#### Task input

_ _ _ _ _

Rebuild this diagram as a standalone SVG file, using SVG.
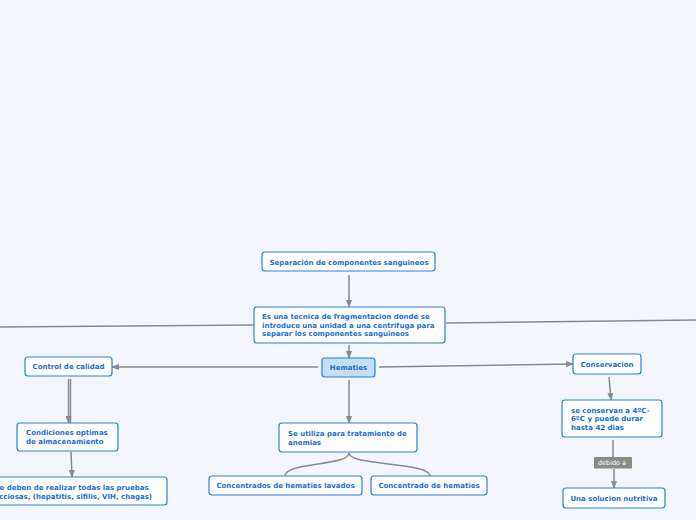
<svg xmlns="http://www.w3.org/2000/svg" width="696" height="520" viewBox="0 0 696 520">
<defs>
<marker id="ah" markerWidth="8" markerHeight="6" refX="7" refY="3" orient="auto" markerUnits="userSpaceOnUse">
<path d="M0,0 L8,3 L0,6 Z" fill="#8a8a8a"/>
</marker>
<style>
.n{fill:#ffffff;stroke:#2a7fdc;stroke-width:1.2}
.h{fill:#c4dff5;stroke:#2a7fdc;stroke-width:1.2}
.s{fill:#9fb3cc;opacity:0.5}
.t{font-family:"DejaVu Sans",Verdana,sans-serif;font-size:7px;font-weight:bold;fill:#1a6fd0}
.c{text-anchor:middle}
.e{fill:none;stroke:#8a8a8a;stroke-width:1.5}
.lb{fill:#8a8a8a}
.lt{font-family:"DejaVu Sans",Verdana,sans-serif;font-size:6.5px;fill:#ffffff;text-anchor:middle}
</style>
</defs>
<rect width="696" height="520" fill="#f3f6fe"/>
<g id="connectors">
<line class="e" x1="349" y1="275" x2="349" y2="307" marker-end="url(#ah)"/>
<line class="e" x1="349" y1="345" x2="349" y2="358" marker-end="url(#ah)"/>
<line class="e" x1="254" y1="325" x2="0" y2="327"/>
<line class="e" x1="446" y1="323" x2="696" y2="320"/>
<line class="e" x1="318" y1="367" x2="112" y2="367" marker-end="url(#ah)"/>
<line class="e" x1="379" y1="367" x2="573" y2="364" marker-end="url(#ah)"/>
<line class="e" x1="349" y1="380" x2="349" y2="423" marker-end="url(#ah)"/>
<line class="e" x1="68.5" y1="379" x2="68.5" y2="423" marker-end="url(#ah)"/>
<line class="e" x1="70.5" y1="379" x2="70.5" y2="423"/>
<line class="e" x1="71" y1="452" x2="72" y2="477" marker-end="url(#ah)"/>
<line class="e" x1="609" y1="377" x2="611" y2="400" marker-end="url(#ah)"/>
<line class="e" x1="613" y1="440" x2="613" y2="457"/>
<line class="e" x1="614" y1="469" x2="614" y2="488" marker-end="url(#ah)"/>
<path class="e" d="M349,453 C349,466 285,462 285,476"/>
<path class="e" d="M349,453 C349,466 430,462 430,476"/>
<rect class="lb" x="594" y="457" width="38" height="11.5" rx="1"/>
<text class="lt" x="612" y="465">debido a</text>
</g>
<g id="n-separacion">
<rect class="n" x="262" y="252" width="173" height="19" rx="3"/>
<text class="t c" x="349" y="265">Separación de componentes sanguineos</text>
</g>
<g id="n-tecnica">
<rect class="n" x="254" y="307" width="191" height="36" rx="3"/>
<text class="t" x="262" y="319">Es una tecnica de fragmentacion donde se</text>
<text class="t" x="262" y="327.5">introduce una unidad a una centrifuga para</text>
<text class="t" x="262" y="336">separar los componentes sanguineos</text>
</g>
<g id="n-hematies">
<rect class="h" x="322" y="358" width="53" height="19" rx="3"/>
<text class="t c" x="348.5" y="369.5">Hematies</text>
</g>
<g id="n-control">
<rect class="n" x="25" y="357" width="87" height="19" rx="3"/>
<text class="t c" x="68.5" y="369">Control de calidad</text>
</g>
<g id="n-conservacion">
<rect class="n" x="573" y="354" width="68" height="20" rx="3"/>
<text class="t c" x="607" y="367">Conservacion</text>
</g>
<g id="n-condiciones">
<rect class="n" x="17" y="423" width="101" height="28" rx="3"/>
<text class="t" x="26" y="435">Condiciones optimas</text>
<text class="t" x="26" y="444">de almacenamiento</text>
</g>
<g id="n-pruebas">
<rect class="n" x="-20" y="477" width="187" height="28" rx="3"/>
<text class="t" x="-5.5" y="490">Se deben de realizar todas las pruebas</text>
<text class="t" x="-16" y="498.5">infecciosas, (hepatitis, sifilis, VIH, chagas)</text>
</g>
<g id="n-utiliza">
<rect class="n" x="279" y="423" width="138" height="29" rx="3"/>
<text class="t" x="288" y="436">Se utiliza para tratamiento de</text>
<text class="t" x="288" y="444.5">anemias</text>
</g>
<g id="n-lavados">
<rect class="n" x="209" y="476" width="153" height="19" rx="3"/>
<text class="t c" x="285.5" y="488">Concentrados de hematies lavados</text>
</g>
<g id="n-concentrado">
<rect class="n" x="371" y="476" width="116" height="19" rx="3"/>
<text class="t c" x="429" y="488">Concentrado de hematies</text>
</g>
<g id="n-seconservan">
<rect class="n" x="562" y="400" width="100" height="37" rx="3"/>
<text class="t" x="571" y="412.5">se conservan a 4ºC-</text>
<text class="t" x="571" y="421">6ºC y puede durar</text>
<text class="t" x="571" y="429.5">hasta 42 dias</text>
</g>
<g id="n-solucion">
<rect class="n" x="563" y="488" width="102" height="20" rx="3"/>
<text class="t c" x="614" y="500.5">Una solucion nutritiva</text>
</g>
</svg>
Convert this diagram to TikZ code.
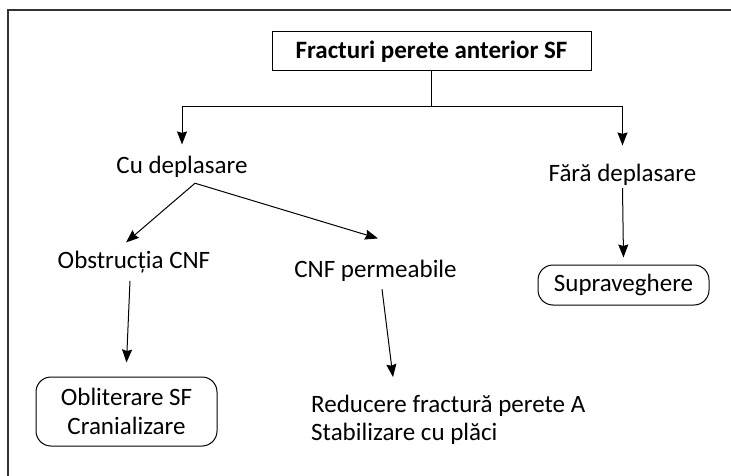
\documentclass[tikz,border=0pt]{standalone}
\usepackage{fontspec}
\setmainfont{Carlito}
\usetikzlibrary{positioning, arrows.meta, calc}
\tikzset{
  titlebox/.style={
    rectangle,
    draw,
    line width=1pt,
    minimum width=319pt,
    minimum height=39pt,
    font=\fontsize{25}{29}\selectfont\bfseries,
    inner sep=4pt
  },
  plainlabel/.style={
    font=\fontsize{25}{28}\selectfont,
    inner sep=8pt
  },
  roundbox/.style={
    rectangle,
    draw,
    rounded corners=15pt,
    line width=1pt,
    align=center,
    font=\fontsize{25}{29}\selectfont,
    inner sep=6pt
  },
  flowline/.style={
    line width=1pt
  },
  flowarrow/.style={
    -{Stealth[length=13pt, width=10pt, inset=1.5pt]},
    line width=1pt
  },
  outerframe/.style={
    line width=2.2pt,
    draw=black!80
  }
}

\begin{document}
\begin{tikzpicture}[x=1pt, y=-1pt]
  \useasboundingbox (0,0) rectangle (731,476);
  \clip (0,0) rectangle (731,476);
  \draw[outerframe] (8,10) rectangle (760,500);

  \node[titlebox] (title) at (431.5,51.5) {Fracturi perete anterior SF};
  \node[plainlabel, anchor=base] (cu) at (182,173) {Cu deplasare};
  \node[plainlabel, anchor=base] (fara) at (622.5,182) {Fără deplasare};
  \node[plainlabel, anchor=base] (obst) at (134,268) {Obstrucția CNF};
  \node[plainlabel, anchor=base] (perm) at (375.5,277) {CNF permeabile};
  \node[roundbox, minimum width=171pt, minimum height=40pt] (supr) at (623.5,285) {Supraveghere};
  \node[roundbox, minimum width=181pt, minimum height=69pt] (oblit) at (126.5,411.5)
    {Obliterare SF\\Cranializare};
  \node[plainlabel, anchor=west, align=left] (reduc) at (303,420)
    {Reducere fractură perete A\\Stabilizare cu plăci};

  \coordinate (split) at ($(title.south)+(0,35)$);

  \draw[flowline] (title.south) -- (split);
  \draw[flowarrow] (split) -| ([yshift=3pt]cu.north);
  \draw[flowarrow] (split) -| ([yshift=11pt]fara.north);
  \draw[flowarrow] ([yshift=6pt]fara.south) -- ([yshift=7pt]supr.north);
  \draw[flowarrow] ([xshift=13pt, yshift=2pt]cu.south) -- ([xshift=-8pt]obst.north);
  \draw[flowarrow] ([xshift=13pt, yshift=2pt]cu.south) -- ([xshift=2.5pt, yshift=13pt]perm.north);
  \draw[flowarrow] ([xshift=-4pt]obst.south) -- ([yshift=14pt]oblit.north);
  \draw[flowarrow] ([xshift=6.5pt]perm.south) -- ([xshift=90pt, yshift=10pt]reduc.north west);
\end{tikzpicture}
\end{document}
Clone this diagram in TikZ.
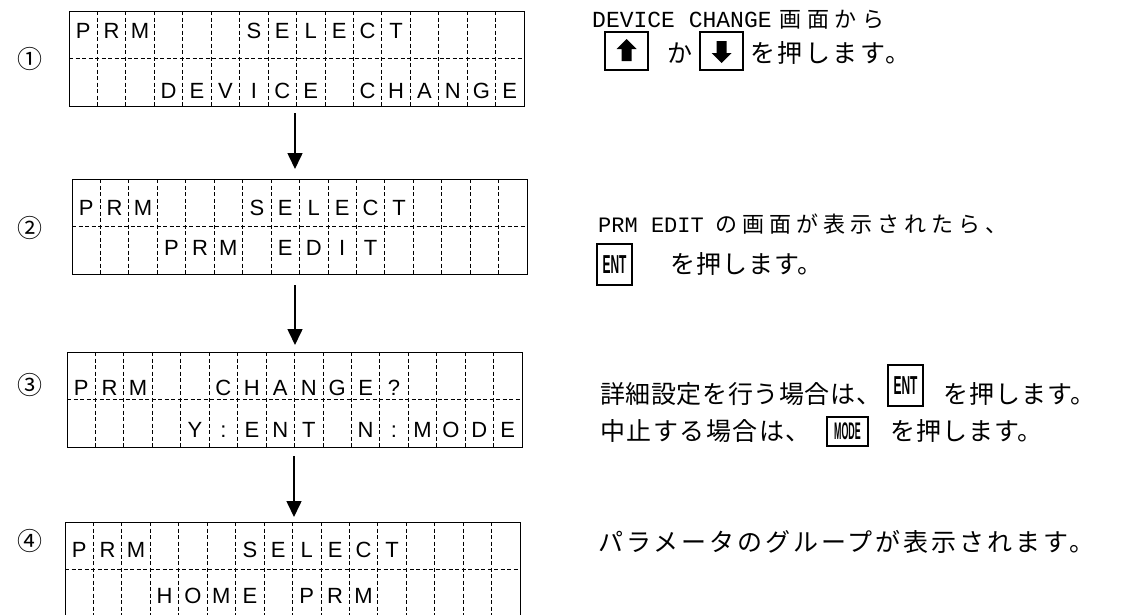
\documentclass[tikz,border=0pt]{standalone}
\usepackage{fontspec}
\usepackage{graphicx}
\usetikzlibrary{arrows.meta,calc}
\setmainfont{Liberation Sans}
\newfontfamily\jpf{Noto Sans CJK JP}
\newfontfamily\latf{Liberation Mono}
\newfontfamily\lcdf{Liberation Sans}
\newcommand\jt[3]{{\fontsize{#1}{#1}\selectfont\jpf\addfontfeature{LetterSpace=#2}#3}}
\newcommand\lt[2]{{\fontsize{#1}{#1}\selectfont\latf #2}}
\newcommand\keytext[3]{\scalebox{#1}[1]{\fontsize{#2}{#2}\selectfont\bfseries #3}}
\tikzset{
  lcdframe/.style={draw, line width=1.2pt, inner sep=0pt, minimum width=455pt},
  gridline/.style={line width=0.8pt, dash pattern=on 4pt off 2.5pt},
  lcdchar/.style={anchor=base, inner sep=0pt, font=\fontsize{22}{22}\selectfont\lcdf},
  flow/.style={-{Triangle[width=15pt,length=16pt]}, line width=1.6pt},
  circnum/.style={anchor=base, inner sep=0pt, font=\fontsize{25}{25}\selectfont\jpf},
  txt/.style={anchor=base west, inner sep=0pt},
  keybox/.style={draw, line width=2.6pt, inner sep=0pt, minimum width=43pt, minimum height=38pt},
  textkey/.style={draw, line width=2.2pt, inner sep=0pt, minimum width=35pt, minimum height=41pt},
}
\newcommand\lcdbox[8]{%
  \node[lcdframe, anchor=north west, minimum height={#4pt-#3pt}] (#1) at (#2,#3) {};
  \draw[gridline] (#2,{(#3+#4)/2}) -- ({#2+455},{(#3+#4)/2});
  \foreach \i in {1,...,15} {\draw[gridline] ({#2+\i*28.4375},#3) -- ({#2+\i*28.4375},#4);}
  \foreach \c [count=\i from 0] in {#5} {\node[lcdchar] (#1a\i) at ({#2+(\i+0.5)*28.4375},#7) {\c};}
  \foreach \c [count=\i from 0] in {#6} {\node[lcdchar] (#1b\i) at ({#2+(\i+0.5)*28.4375},#8) {\c};}
}
\begin{document}
\begin{tikzpicture}[x=1pt,y=-1pt]
\useasboundingbox (0,0) rectangle (1122,614);
% LCD screens
\lcdbox{s1}{69}{11}{106}{P,R,M,,,,S,E,L,E,C,T}{,,,D,E,V,I,C,E,,C,H,A,N,G,E}{38}{98}
\lcdbox{s2}{72}{179}{274}{P,R,M,,,,S,E,L,E,C,T}{,,,P,R,M,,E,D,I,T}{215}{255}
\lcdbox{s3}{67}{352}{447}{P,R,M,,,C,H,A,N,G,E,?}{,,,,Y,:,E,N,T,,N,:,M,O,D,E}{395}{437}
\lcdbox{s4}{65}{522}{617}{P,R,M,,,,S,E,L,E,C,T}{,,,H,O,M,E,,P,R,M}{557}{603}
% step numbers
\node[circnum] (n1) at (30,68) {①};
\node[circnum] (n2) at (30,237) {②};
\node[circnum] (n3) at (30,394) {③};
\node[circnum] (n4) at (30,550) {④};
% arrows
\coordinate (a1s) at (295,113); \coordinate (a1e) at (295,169);
\coordinate (a2s) at (295,285); \coordinate (a2e) at (295,345);
\coordinate (a3s) at (294,456); \coordinate (a3e) at (294,517);
\draw[flow] (a1s) -- (a1e);
\draw[flow] (a2s) -- (a2e);
\draw[flow] (a3s) -- (a3e);
% block 1
\node[txt] (t1a) at (592,27) {\lt{23}{DEVICE CHANGE}\hspace{8pt}\jt{22}{25}{画面から}};
\node[keybox] (kup) at (626.5,51) {};
\fill ($(kup.center)+(0,-12)$) -- ++(10,10) -- ++(-5,0) -- ++(0,12) -- ++(-10,0) -- ++(0,-12) -- ++(-5,0) -- cycle;
\node[txt] (t1b) at (667,62) {\jt{25}{0}{か}};
\node[keybox] (kdown) at (721.5,51) {};
\fill ($(kdown.center)+(0,12)$) -- ++(10,-10) -- ++(-5,0) -- ++(0,-12) -- ++(-10,0) -- ++(0,12) -- ++(-5,0) -- cycle;
\node[txt] (t1c) at (750,62) {\jt{25}{10}{を押します。}};
% block 2
\node[txt] (t2a) at (598,232) {\lt{22}{PRM EDIT}\hspace{12pt}\jt{22}{22.7}{の画面が表示されたら、}};
\node[textkey] (kent1) at (614.5,264.5) {\keytext{0.46}{26}{ENT}};
\node[txt] (t2b) at (670,273) {\jt{25}{4}{を押します。}};
% block 3
\node[txt] (t3a) at (600,403) {\jt{25}{2.4}{詳細設定を行う場合は、}};
\node[textkey] (kent2) at (905.5,385.5) {\keytext{0.46}{26}{ENT}};
\node[txt] (t3b) at (943,403) {\jt{25}{4}{を押します。}};
\node[txt] (t3c) at (600,440) {\jt{25}{6}{中止する場合は、}};
\node[textkey, minimum width=41pt, minimum height=29pt] (kmode) at (847.5,431.5) {\keytext{0.37}{24}{MODE}};
\node[txt] (t3d) at (890,440) {\jt{25}{4}{を押します。}};
% block 4
\node[txt] (t4) at (598,551) {\jt{25}{12}{パラメータのグループが表示されます。}};
\end{tikzpicture}
\end{document}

_ _ _ _ _

#### Task directions
Work out how many lines in the records above contain the word "diagram", and give only that number.

#### Written answer
3